Questions on Chapters Twenty and Twenty-one.

  1. What is a "commonwealth by acquisition"?
  2. How does it differ from a "commonwealth by institution?
  3. Is a promise made in fear a binding promise?
  4. What is "dominion paternal"?
  5. Is the true relation of king to subjects one of "paternalism"--father to children? Explain.
  6. What is "dominion despotical"?
  7. Is the true relation of king to subjects one of master to slave? Explain.
  8. Is the true relation of king to subjects one of master to servants? Explain.
  9. What is the distinction between slaves and servants?
  10. What is the extent of a master's "authority"?
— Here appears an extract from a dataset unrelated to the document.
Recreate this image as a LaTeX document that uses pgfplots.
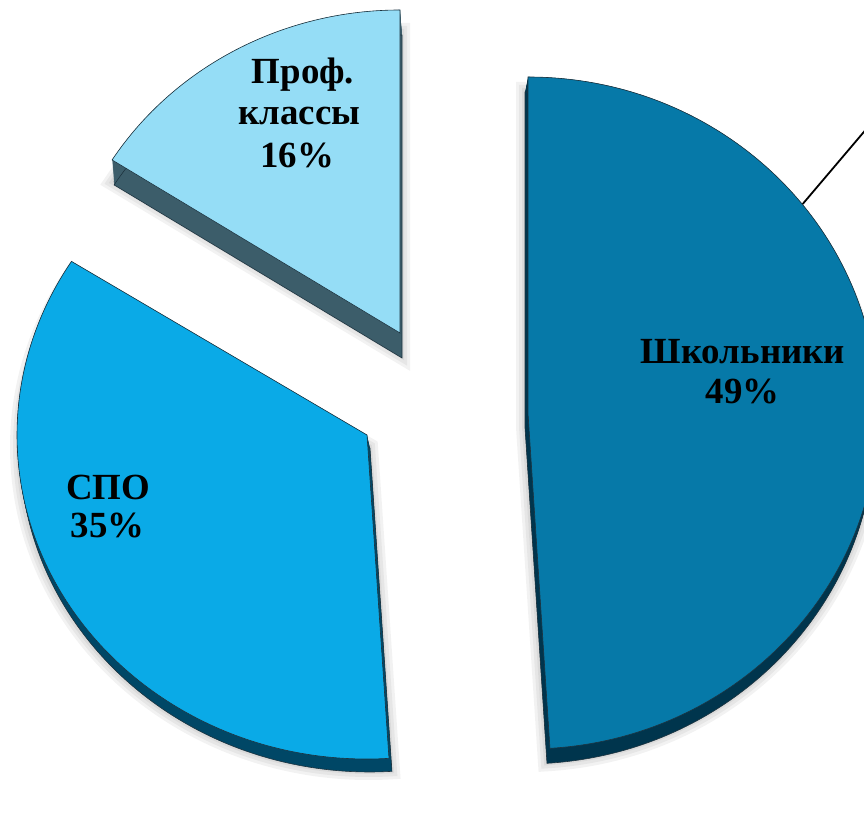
\documentclass[border=0pt]{standalone}
\usepackage{pgfplots}
\pgfplotsset{compat=1.18}
\usepackage{fontspec}
\setmainfont{Liberation Serif}
\definecolor{profTop}{HTML}{95DDF6}
\definecolor{profSide}{HTML}{3C5D6A}
\definecolor{spoTop}{HTML}{0AAAE7}
\definecolor{spoSide}{HTML}{004766}
\definecolor{shkTop}{HTML}{0679A8}
\definecolor{shkSide}{HTML}{00354D}
\definecolor{edgecol}{HTML}{1E3440}
% shares in percent
\def\shareShk{49}
\def\shareSpo{35}
\def\shareProf{16}
\pgfmathsetmacro\aA{90}
\pgfmathsetmacro\aB{\aA-3.6*\shareShk}
\pgfmathsetmacro\aC{\aB-3.6*\shareSpo}
\pgfmathsetmacro\aD{\aC-3.6*\shareProf}
% wedge path: apex x, apex y, start, end, rx, ry
\newcommand\wedgepath[6]{(axis cs:#1,#2) -- (axis cs:{#1+#5*cos(#3)},{#2+#6*sin(#3)}) arc[start angle=#3, end angle=#4, x radius=#5bp, y radius=#6bp] -- cycle}
\begin{document}
\begin{tikzpicture}
\begin{axis}[
  width=864bp, height=813bp, scale only axis,
  xmin=0, xmax=864, ymin=0, ymax=813,
  hide axis, clip=true,
]
% soft shadows
\pgfplotsinvokeforeach{18,12,6}{
  \fill[black, opacity=0.05, line width=#1bp, draw=black, draw opacity=0.05, yshift=-22bp, xshift=1bp] \wedgepath{400}{480}{\aC+360}{90}{341}{323};
  \fill[black, opacity=0.05, line width=#1bp, draw=black, draw opacity=0.05, yshift=-12bp, xshift=2bp] \wedgepath{367}{378}{\aB}{\aC}{350}{324};
  \fill[black, opacity=0.05, line width=#1bp, draw=black, draw opacity=0.05, yshift=-14bp, xshift=-3bp] \wedgepath{528}{400}{\aA}{\aB}{350}{336};
}
% extrusions
\pgfplotsinvokeforeach{0,...,25}{
  \fill[profSide, xshift={#1*0.08bp}, yshift=-#1 bp] \wedgepath{400}{480}{\aC+360}{90}{341}{323};
}
\draw[edgecol, line width=0.6bp, xshift=2bp, yshift=-25bp] \wedgepath{400}{480}{\aC+360}{90}{341}{323};
\pgfplotsinvokeforeach{0,...,13}{
  \fill[spoSide, xshift={#1*0.23bp}, yshift=-#1 bp] \wedgepath{367}{378}{\aB}{\aC}{350}{324};
}
\draw[edgecol, line width=0.6bp, xshift=3bp, yshift=-13bp] \wedgepath{367}{378}{\aB}{\aC}{350}{324};
\pgfplotsinvokeforeach{0,...,15}{
  \fill[shkSide, xshift={-#1*0.2bp}, yshift=-#1 bp] \wedgepath{528}{400}{\aA}{\aB}{350}{336};
}
\draw[edgecol, line width=0.6bp, xshift=-3bp, yshift=-15bp] \wedgepath{528}{400}{\aA}{\aB}{350}{336};
% top faces
\filldraw[fill=profTop, draw=edgecol, line width=0.6bp] \wedgepath{400}{480}{\aC+360}{90}{341}{323};
\filldraw[fill=spoTop, draw=edgecol, line width=0.6bp] \wedgepath{367}{378}{\aB}{\aC}{350}{324};
\filldraw[fill=shkTop, draw=edgecol, line width=0.6bp] \wedgepath{528}{400}{\aA}{\aB}{350}{336};
% leader line
\draw[black, line width=1.8bp] (axis cs:802.7,609) -- (axis cs:870,688.3);
% labels
\begin{scope}[every node/.style={font=\bfseries\fontsize{37}{41}\selectfont, anchor=base, inner sep=0pt}]
\node at (axis cs:303,729.7) {Проф.};
\node at (axis cs:299.3,688) {классы};
\node at (axis cs:297,645) {16\%};
\node at (axis cs:742.8,449.7) {Школьники};
\node at (axis cs:742.5,409.7) {49\%};
\node at (axis cs:108,313) {СПО};
\node at (axis cs:107.5,275) {35\%};
\end{scope}
\end{axis}
\pgfresetboundingbox
\path (0,0) rectangle (864bp,813bp);
\end{tikzpicture}
\end{document}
  11. For what avowed purpose does Hobbes cite the Bible?
  12. What in Hobbes's view is worse: anarchy or tyranny?
  13. What is the proper basis of statesmanship?
  14. What, according to Hobbes, are the true definitions of "liberty," "power," and "free will."
  15. Are you "free" to do something if you do it only because you are too scared not to do it?
  16. Are you "free" to do something if doing it is the only course of action open to you; i.e., if you have no alternatives?
  17. How is the "liberty of subjects" different from the natural "liberty of men" or the natural "liberty of things"?
  18. What do all subjects have the liberty to do?
  19. To whom is a sovereign accountable?
  20. According to Hobbes, what does it mean to be a "free country" or a "free people"?
  21. Is there anything which, though commanded by the sovereign to do, a subject may refuse to do without him being "unjust"? or, What may a man never obligate himself to do?
  22. Are rebellions ever not "unjust"? even if successful?
  23. When may a subject take a sovereign to court?
  24. Theoretically, how long does sovereignty last? Practically, how long?